Copies the variable's value at the time of lambda creation:

var temp = 11

var fn : std::function<() => int> = |temp|() => {

    return temp  // Uses the copied value

}

Reference Capture (|&var|)

Captures a read-only reference to the original variable:

var temp = 434

var result = take_cap_func(|&temp|() => {

    return *temp  // Must dereference to access value

})

If you capture anything by reference, and the original dies, accessing it through the reference would result in a memory exception

Mutable Reference Capture (|&mut var|)

Captures a mutable reference, allowing modification:

var temp = 0

take_cap_func(|&mut temp|() => {

    *temp = 121  // Modifies the original variable

    return 0

})

// temp is now 121

Multiple Captures

Capture multiple variables in a single lambda:

func wrap_cap_lamb(ptr : *mut int, fn : std::function<() => int>) : std::function<() => void> {

    return |ptr, fn|() => {

        var result = fn()

        *ptr = result

    }

}

Implicit Conversion

You can assign a capturing lambda directly to a std::function. The compiler provides an implicit constructor that wraps the lambda into a capturing object.

var factor = 2

// Implicitly converted to std::function because of variable capture

var multiplier : std::function<(int) => int> = |factor| (n) => {

    return n * factor

}

IMPORTANT

If you attempt to capture variables |x| in a lambda assigned to a raw function pointer (int) => int, the compiler will issue an error.

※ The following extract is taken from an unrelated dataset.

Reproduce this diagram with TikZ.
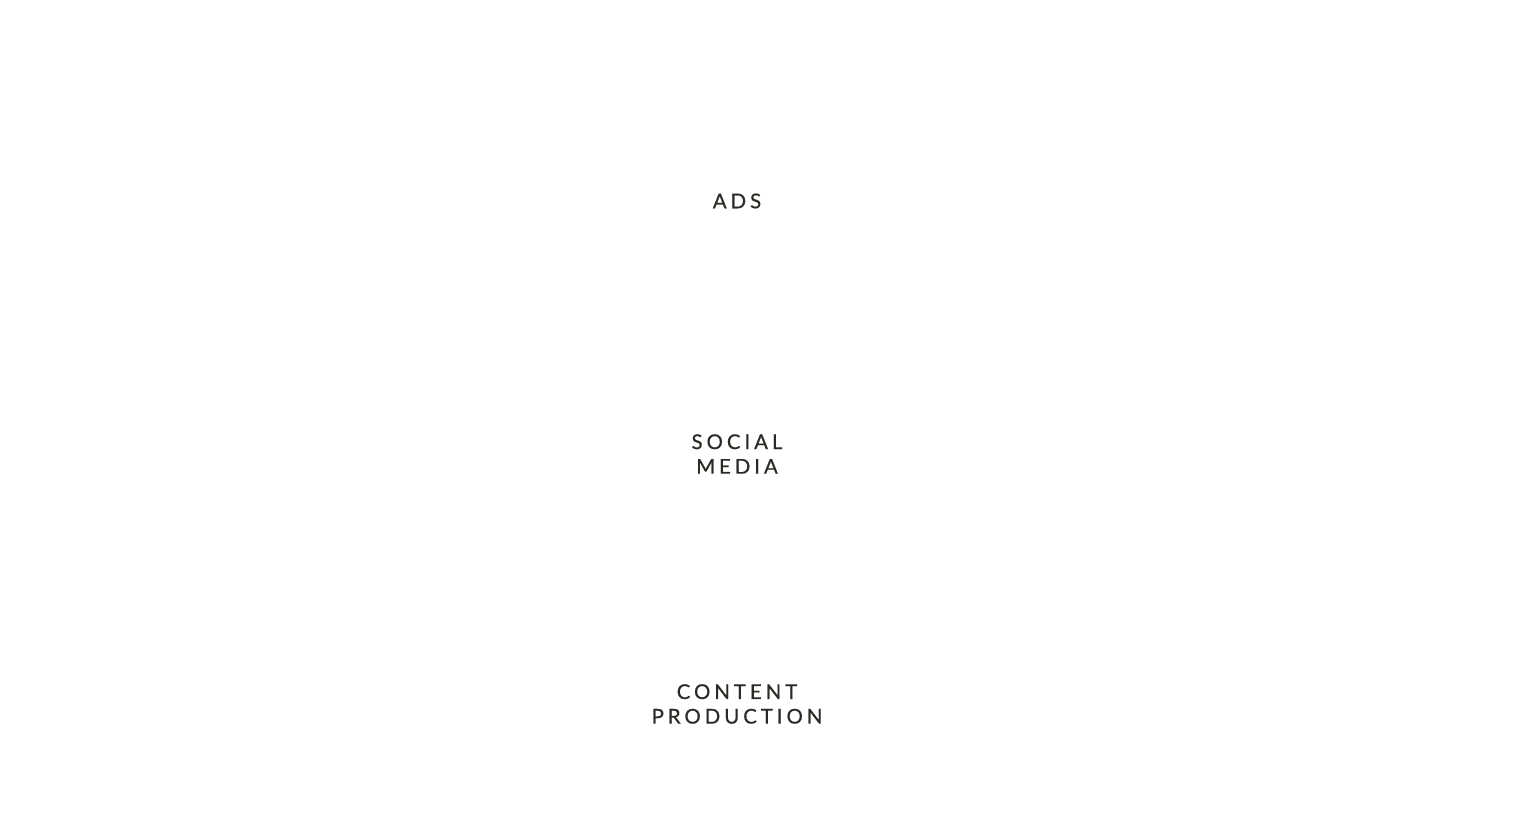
\documentclass[tikz,border=0pt]{standalone}
\usepackage{fontspec}
\setmainfont{Lato}[LetterSpace=19.5,FakeBold=0.6]
\usepackage{tikz}
\usetikzlibrary{positioning}
\definecolor{inkgray}{HTML}{2B2A25}

\begin{document}
\begin{tikzpicture}[
  label/.style={align=center,text=inkgray,font=\fontsize{5.8}{7.0}\selectfont,inner sep=0pt}]
\useasboundingbox (0,0) rectangle (15.27,8.18);
\node[label] (ads) at (7.37,6.17) {ADS};
\node[label] (social) at (7.37,3.64) {SOCIAL\\MEDIA};
\node[label] (content) at (7.37,1.14) {CONTENT\\PRODUCTION};
\end{tikzpicture}
\end{document}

Capturing Lambdas with Parameters

Capturing lambdas can take parameters just like regular functions:

func take_cap_func(fun : std::function<(a : int) => int>) : int {

    return fun(256)

}



// No capture

const arg = take_cap_func(||(a : int) => {

    return a * 2

})



// With capture

var x = 100

const arg2 = take_cap_func(|x|(a : int) => {

    return a + x

})

Automatic Dereference in Indexing

When a captured reference is used in an index operation, it's automatically dereferenced:

var index = 0

const arg = take_cap_func(|&mut index|(a : int) => {

    var arr = [ 8323, 23485 ]

    return arr[index]  // index is automatically dereferenced

})

Capturing Structs

By Reference

Capture a struct by reference to call methods on it:

struct MyStruct {

    var value : int

    func double(&self) : int { return value * 2 }

}



var s = MyStruct { value : 92 }

var result = take_cap_func(|&mut s|() => {

    return s.double()  // Methods work on captured structs

})

By Pointer

Capture a struct pointer to access methods:

var s = new MyStruct { value : 32 }

var result = take_cap_func(|s|() => { 

    return s.double() 

})

destruct s

Nested Member Access

Access nested struct members through captured pointers:

struct Container { var value : MyStruct }



var container = new Container { value : MyStruct { value : 33 } }

var result = take_cap_func(|container|() => { 

    return container.value.double() 

})

Passing Functions

When designing APIs, use std::function if you want to allow users to pass closures. Use raw function pointers only if you want to enforce zero-allocation, non-capturing callbacks (similar to C).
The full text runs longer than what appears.